Public Comment

The best way for the city of Berkeley to buy property for housing:
An open letter to the Berkeley City Council

Thomas Lord
Sunday June 25, 2017 - 09:58:00 AM

I am a member of the Housing Advisory Commission (HAC), writing to [the council] in my individual capacity.

As you know, the HAC and the City Manager have expressed conflicting views about financing the purchase of real properties at 1001, 1007, 1011 University Ave., and 1925 Ninth Street.

I am writing to suggest a "third way" -- an alternative means to pay for the purchase of these properties -- with the hopes of reconciling the competing concerns of the City Manager and the HAC.

The HAC recommended against using U1 money to purchase those properties because their purchase will not help to address the real and present housing affordability crisis anytime soon. The City Manager disagrees, pointing to the long term possibility of redeveloping the properties as housing.

(Let me be clear: I think the City was very wise to purchase these properties. My only concern is how best to pay for them.)

I propose that Berkeley institute (by ballot, in 2018) a new revenue source to fund long-term strategic acquisitions of real property: an occupational privilege tax.

As outlined below, a very modest occupational privilege tax in Berkeley could add a net revenue of $2M-$3M per year, allowing rapid repayment of the purchase of the properties around University and 9th, and establishing a perpetual revenue stream to finance future strategic purchases of real property as other exceptional opportunities arise. 

Occupational Privilege Taxes in General

A municipal occupational privilege tax is either a per-employee (employment head-count) tax, or a fractional tax on total payroll. 

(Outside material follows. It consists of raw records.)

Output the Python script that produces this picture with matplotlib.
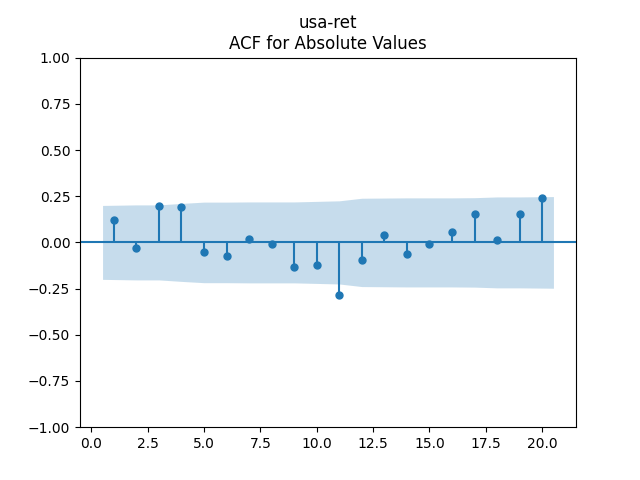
import numpy as np
import matplotlib
matplotlib.use("Agg")
import matplotlib.pyplot as plt

# acf of absolute values, lags 1..20 (lag 0 left out)
lags = [1, 2, 3, 4, 5, 6, 7, 8, 9, 10, 11, 12, 13, 14, 15, 16, 17, 18, 19, 20]
acf_vals = [0.122, -0.030, 0.198, 0.192, -0.051, -0.073, 0.019, -0.008, -0.133, -0.122,
            -0.285, -0.095, 0.041, -0.062, -0.008, 0.057, 0.154, 0.014, 0.154, 0.241]
# half width of the confidence band at each lag
conf_half = [0.200, 0.203, 0.203, 0.211, 0.218, 0.218, 0.219, 0.219, 0.219, 0.222,
             0.225, 0.239, 0.240, 0.241, 0.241, 0.241, 0.242, 0.246, 0.246, 0.248]

fig, ax = plt.subplots(figsize=(6.4, 4.8), dpi=100)

x = np.array(lags, dtype=float)
band_x = x.copy()
band_x[0] -= 0.5
band_x[-1] += 0.5
half = np.array(conf_half)

ax.vlines(x, [0], acf_vals, color="C0")
ax.axhline(0, color="C0")
ax.margins(0.05)
ax.plot(x, acf_vals, marker="o", markersize=5, linestyle="None", color="C0")
ax.fill_between(band_x, -half, half, alpha=0.25, color="C0", linewidth=0)
ax.set_ylim(-1, 1)
ax.set_title("usa-ret\nACF for Absolute Values")

fig.savefig("out.png")
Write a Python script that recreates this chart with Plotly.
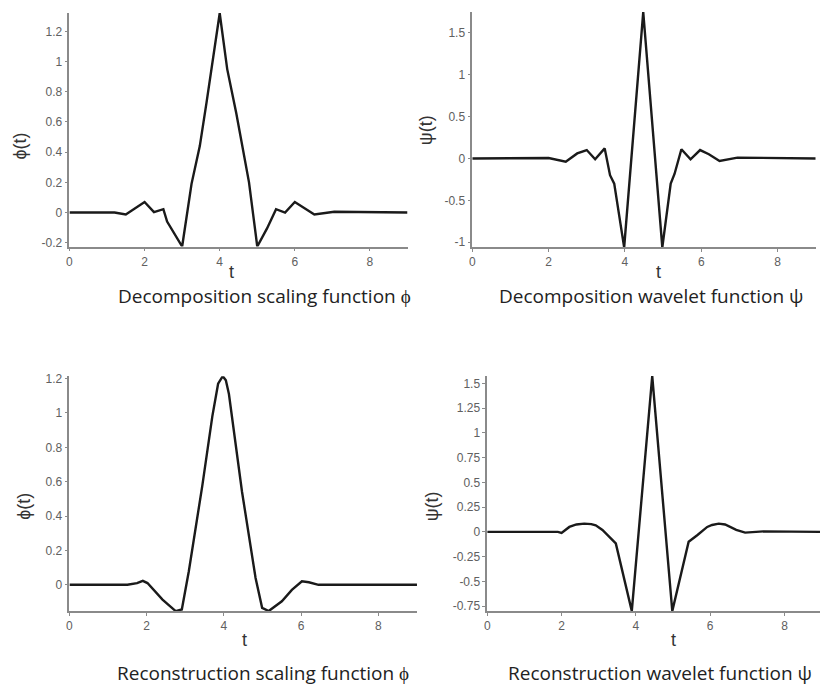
import plotly.graph_objects as go

W, H = 820, 690

# ---- data ----
t_dec_phi = [0, 1.0, 1.2, 1.5, 2.0, 2.25, 2.5, 2.6, 3.0, 3.25, 3.47, 3.65, 4.0, 4.2, 4.44, 4.78, 5.0, 5.26, 5.5, 5.74, 6.0, 6.52, 7.05, 9.0]
v_dec_phi = [0, 0.003, 0.0, -0.013, 0.07, 0.003, 0.022, -0.06, -0.225, 0.19, 0.44, 0.73, 1.32, 0.95, 0.66, 0.2, -0.225, -0.105, 0.022, 0.0, 0.07, -0.013, 0.005, 0.0]

t_dec_psi = [0, 2.0, 2.45, 2.75, 3.0, 3.22, 3.47, 3.61, 3.72, 3.98, 4.48, 4.98, 5.2, 5.3, 5.48, 5.72, 5.97, 6.2, 6.48, 6.95, 9.0]
v_dec_psi = [0, 0.005, -0.04, 0.06, 0.1, -0.01, 0.12, -0.2, -0.3, -1.06, 1.745, -1.06, -0.3, -0.185, 0.11, -0.01, 0.1, 0.05, -0.03, 0.01, 0]

t_rec_phi = [0, 1.5, 1.75, 1.9, 2.02, 2.41, 2.75, 2.91, 3.09, 3.44, 3.7, 3.85, 3.97, 4.05, 4.13, 4.47, 4.82, 4.99, 5.16, 5.5, 5.76, 6.02, 6.2, 6.45, 9.0]
v_rec_phi = [0, 0, 0.01, 0.023, 0.01, -0.086, -0.153, -0.144, 0.077, 0.576, 0.98, 1.17, 1.214, 1.19, 1.11, 0.54, 0.04, -0.134, -0.153, -0.096, -0.03, 0.02, 0.015, 0.0, 0]

t_rec_psi = [0, 1.9, 2.0, 2.21, 2.4, 2.61, 2.8, 2.92, 3.1, 3.24, 3.46, 3.89, 4.44, 4.98, 5.42, 5.65, 5.92, 6.05, 6.23, 6.4, 6.54, 6.7, 6.94, 7.43, 9.0]
v_rec_psi = [0, 0, -0.01, 0.05, 0.075, 0.083, 0.078, 0.066, 0.02, -0.034, -0.117, -0.8, 1.573, -0.8, -0.1, -0.034, 0.05, 0.07, 0.083, 0.075, 0.05, 0.02, -0.007, 0.005, 0]

x_ticks = [0, 2, 4, 6, 8]
y_ticks_dec_phi = [-0.2, 0, 0.2, 0.4, 0.6, 0.8, 1, 1.2]
y_ticks_dec_psi = [-1, -0.5, 0, 0.5, 1, 1.5]
y_ticks_rec_phi = [0, 0.2, 0.4, 0.6, 0.8, 1, 1.2]
y_ticks_rec_psi = [-0.75, -0.5, -0.25, 0, 0.25, 0.5, 0.75, 1, 1.25, 1.5]

titles = ["Decomposition scaling function \u03d5", "Decomposition wavelet function \u03c8",
          "Reconstruction scaling function \u03d5", "Reconstruction wavelet function \u03c8"]
ylabels = ["\u03d5(t)", "\u03c8(t)", "\u03d5(t)", "\u03c8(t)"]

# ---- layout geometry (pixels) ----
panels = [
    dict(t=t_dec_phi, v=v_dec_phi, x0=66.7, x1=406.0, xr=[0, 9], yt=8.6, yb=245.0, yr=[-0.225, 1.325], yticks=y_ticks_dec_phi,
         tx=229, ty=271, title_x=262, title_y=295, ylx=17, yly=143),
    dict(t=t_dec_psi, v=v_dec_psi, x0=471.0, x1=815.7, xr=[0, 9], yt=7.8, yb=245.8, yr=[-1.06, 1.75], yticks=y_ticks_dec_psi,
         tx=658, ty=271, title_x=650, title_y=295, ylx=424, yly=127),
    dict(t=t_rec_phi, v=v_rec_phi, x0=66.7, x1=415.5, xr=[0, 9], yt=376.0, yb=613.3, yr=[-0.153, 1.214], yticks=y_ticks_rec_phi,
         tx=242, ty=643, title_x=261, title_y=676, ylx=21, yly=507),
    dict(t=t_rec_psi, v=v_rec_psi, x0=486.0, x1=820.0, xr=[0, (820 - 486) / 37.3], yt=375.8, yb=613.3, yr=[-0.8, 1.575], yticks=y_ticks_rec_psi,
         tx=673, ty=643, title_x=659, title_y=676, ylx=430, yly=507),
]

fig = go.Figure()
annotations = []
layout_axes = {}
for i, p in enumerate(panels, start=1):
    sfx = "" if i == 1 else str(i)
    fig.add_trace(go.Scatter(x=p["t"], y=p["v"], mode="lines",
                             line=dict(color="#1a1a1a", width=2.4),
                             xaxis="x" + sfx, yaxis="y" + sfx, showlegend=False, hoverinfo="skip"))
    layout_axes["xaxis" + sfx] = dict(
        domain=[p["x0"] / W, p["x1"] / W], range=p["xr"], anchor="y" + sfx,
        tickvals=x_ticks, ticktext=[str(v) for v in x_ticks],
        showgrid=False, zeroline=False, showline=True, linecolor="#8a8a8a", linewidth=1.5,
        ticks="outside", ticklen=3, tickcolor="#8a8a8a",
        tickfont=dict(family="Arial", size=12, color="#606060"))
    layout_axes["yaxis" + sfx] = dict(
        domain=[1 - p["yb"] / H, 1 - p["yt"] / H], range=p["yr"], anchor="x" + sfx,
        tickvals=p["yticks"], ticktext=[("%g" % v) for v in p["yticks"]],
        showgrid=False, zeroline=False, showline=True, linecolor="#8a8a8a", linewidth=1.5,
        ticks="outside", ticklen=3, tickcolor="#8a8a8a",
        tickfont=dict(family="Arial", size=12, color="#606060"))
    annotations.append(dict(text="t", x=p["tx"] / W, y=1 - p["ty"] / H, xref="paper", yref="paper",
                            showarrow=False, xanchor="center", yanchor="middle",
                            font=dict(family="Arial", size=18, color="#333333")))
    annotations.append(dict(text=titles[i - 1], x=p["title_x"] / W, y=1 - p["title_y"] / H, xref="paper", yref="paper",
                            showarrow=False, xanchor="center", yanchor="middle",
                            font=dict(family="Open Sans", size=19, color="#222222")))
    annotations.append(dict(text=ylabels[i - 1], x=p["ylx"] / W, y=1 - p["yly"] / H, xref="paper", yref="paper",
                            showarrow=False, xanchor="center", yanchor="middle", textangle=-90,
                            font=dict(family="Arial", size=18, color="#333333")))

fig.update_layout(width=W, height=H, margin=dict(l=0, r=0, t=0, b=0),
                  paper_bgcolor="white", plot_bgcolor="white",
                  annotations=annotations, **layout_axes)

fig.write_html("out.html")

Some example jurisdictions which collect such a tax: 

  • Pittsburgh, PA collects a "local service tax" from employees. Employees are taxed at $52 per year, pro-rated for the number of pay periods worked. State law limits the total payment by one person to a maximum of $52.00 per year, regardless of the number of employers that person has.
  • San Francisco, CA collects a "payroll tax" which in 2016 was 0.829%. Exemptions are made for small businesses.
  • Aurora, CO collects an "occupational privilege tax" collecting $2 per month from each employee, and $2 per month per employee from each employer. (Thus, the tax total $4 per month per job.) For employees with more than one employer, tax is collected only for the job with the largest number of hours. Thus, the total tax per person employed in Aurora is $48 per year, $24 from an employer, and $24 from the employee.

An Occupational Privilege Tax in Berkeley

For back-of-an-envelope purposes, Berkeley has about 70,000 jobs. 

Suppose that Berkeley were to collect an Aurora-style Occupational Privilege Tax of $48. Then gross revenue from the tax would be $3.36M. 

A net income of even half as much, $1.68M, would be enough to repay the entire purchase price of the 1001, 1007, 1011 University Ave., and 1925 Ninth Street in just four years. If such a tax were passed in 2018, and began collection in FY 2019-2020, the purchase would be fully repaid by the end of 2023. 

A laughably small tax that can do a world of good

Occupational privilege taxes are easy to make fun of because, superficially, they seem a bit absurd. They are, mathematically speaking, regressive. Further, these are taxes on something normally considered desirable -- jobs. 

In Berkeley, the superficial absurdity is even greater because three of our largest employers are public entities: The University of California, the City of Berkeley, and Berkeley Unified School District. 

The key to these taxes is that -- when they are done well -- they are necessarily and permanently of small incidence. 

In Pittsburgh, it costs employees a buck a week for the privilege of working in the City limits. 

In Aurora, the rate is $2 a month for each employee and another $2 for her employer. 

As shown above, Berkeley could put that level of revenue to very good use, and in ways that can specifically benefit people who rely on jobs here. 

(San Francisco's payroll tax -- not a head tax -- works out to a much higher rate. Perhaps it is suitable for a large city with many private employers that have very high revenues. The percentage-of-payroll approach would not seem to be appropriate for Berkeley.) 

Recommendation

There are many possibilities but to name one: 

Ask the City Manager that the Annual Appropriate Ordinance will: 

  1. Allocate $406,952 General Fund Excess Property Transfer Tax to the purchase for each FY 2017-18 and FY 2018-19.
  2. In consultation with the HAC, consider allocating $125,000 of U1 revenue in FY 2017-18 to help repay staff time developing an Occupational Privilege Tax ballot item for the 2018 election.
Whatever exact approach is taken, it should be simple both to hedge against the possibility that a tax item will not pass at the ballot, and at the same time try to develop a tax proposal that will pass.